#### [WHAT YOU WILL DO]
Only the span from the line containing "Emit a Python" down to the line containing "BAR_W = 0.253" is to be printed, exactly and inclusively, with pictures omitted.

#### [GIVEN RECORDS]
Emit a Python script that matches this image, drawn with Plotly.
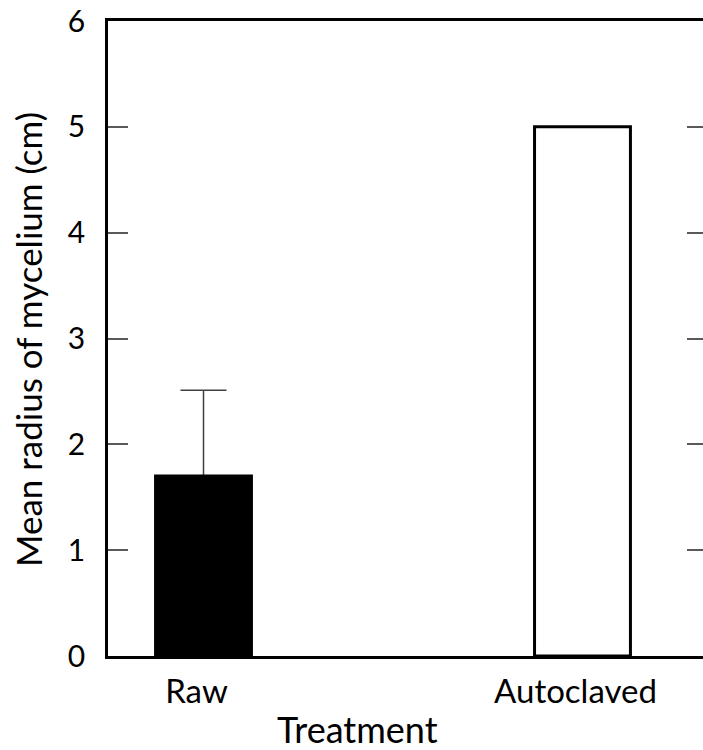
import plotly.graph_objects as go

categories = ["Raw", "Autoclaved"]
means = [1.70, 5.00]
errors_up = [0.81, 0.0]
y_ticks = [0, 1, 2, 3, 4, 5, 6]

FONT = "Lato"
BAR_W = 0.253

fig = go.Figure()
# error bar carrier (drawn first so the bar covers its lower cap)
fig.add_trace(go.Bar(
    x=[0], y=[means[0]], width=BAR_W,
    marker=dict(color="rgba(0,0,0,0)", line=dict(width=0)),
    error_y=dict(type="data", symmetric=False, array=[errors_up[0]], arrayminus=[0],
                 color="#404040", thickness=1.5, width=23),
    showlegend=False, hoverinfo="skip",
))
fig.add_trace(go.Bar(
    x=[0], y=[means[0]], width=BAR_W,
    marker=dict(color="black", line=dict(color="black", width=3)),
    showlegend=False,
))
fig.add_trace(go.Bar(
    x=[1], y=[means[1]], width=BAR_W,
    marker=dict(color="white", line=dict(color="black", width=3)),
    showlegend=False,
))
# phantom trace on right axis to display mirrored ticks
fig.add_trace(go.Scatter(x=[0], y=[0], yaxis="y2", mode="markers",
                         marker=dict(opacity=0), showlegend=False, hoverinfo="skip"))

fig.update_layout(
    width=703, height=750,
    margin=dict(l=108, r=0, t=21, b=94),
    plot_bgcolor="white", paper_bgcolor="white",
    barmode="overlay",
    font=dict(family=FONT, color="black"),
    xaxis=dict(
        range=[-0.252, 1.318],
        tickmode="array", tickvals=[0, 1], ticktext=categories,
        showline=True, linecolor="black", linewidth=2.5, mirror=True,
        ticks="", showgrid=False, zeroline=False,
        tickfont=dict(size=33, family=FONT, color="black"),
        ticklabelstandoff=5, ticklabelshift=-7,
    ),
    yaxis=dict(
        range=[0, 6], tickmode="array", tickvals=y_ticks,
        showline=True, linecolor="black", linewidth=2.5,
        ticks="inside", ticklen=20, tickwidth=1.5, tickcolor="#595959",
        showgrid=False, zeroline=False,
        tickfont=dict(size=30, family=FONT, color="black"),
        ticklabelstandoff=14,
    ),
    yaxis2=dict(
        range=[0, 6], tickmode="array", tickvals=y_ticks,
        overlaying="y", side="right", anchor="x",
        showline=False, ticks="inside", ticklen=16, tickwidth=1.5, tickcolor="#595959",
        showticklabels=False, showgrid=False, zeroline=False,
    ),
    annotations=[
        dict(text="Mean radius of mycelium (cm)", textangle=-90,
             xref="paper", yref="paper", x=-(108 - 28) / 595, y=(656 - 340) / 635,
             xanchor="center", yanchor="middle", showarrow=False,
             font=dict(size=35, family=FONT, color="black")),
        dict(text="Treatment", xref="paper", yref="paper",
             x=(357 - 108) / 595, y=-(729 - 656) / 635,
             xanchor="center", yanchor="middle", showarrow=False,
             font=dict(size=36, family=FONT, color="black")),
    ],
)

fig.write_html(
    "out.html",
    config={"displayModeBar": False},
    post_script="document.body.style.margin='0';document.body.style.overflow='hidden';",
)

...

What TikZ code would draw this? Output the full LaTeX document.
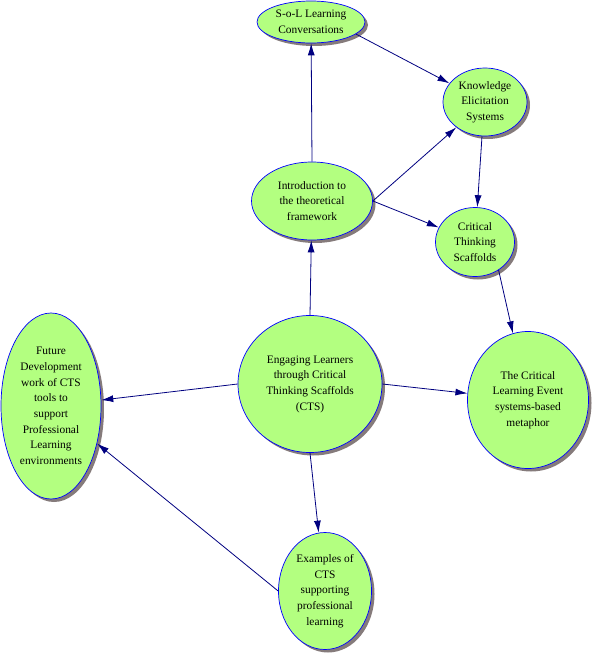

#### [ANSWER TO THE PROBLEM]
Emit a Python script that matches this image, drawn with Plotly.
import plotly.graph_objects as go

categories = ["Raw", "Autoclaved"]
means = [1.70, 5.00]
errors_up = [0.81, 0.0]
y_ticks = [0, 1, 2, 3, 4, 5, 6]

FONT = "Lato"
BAR_W = 0.253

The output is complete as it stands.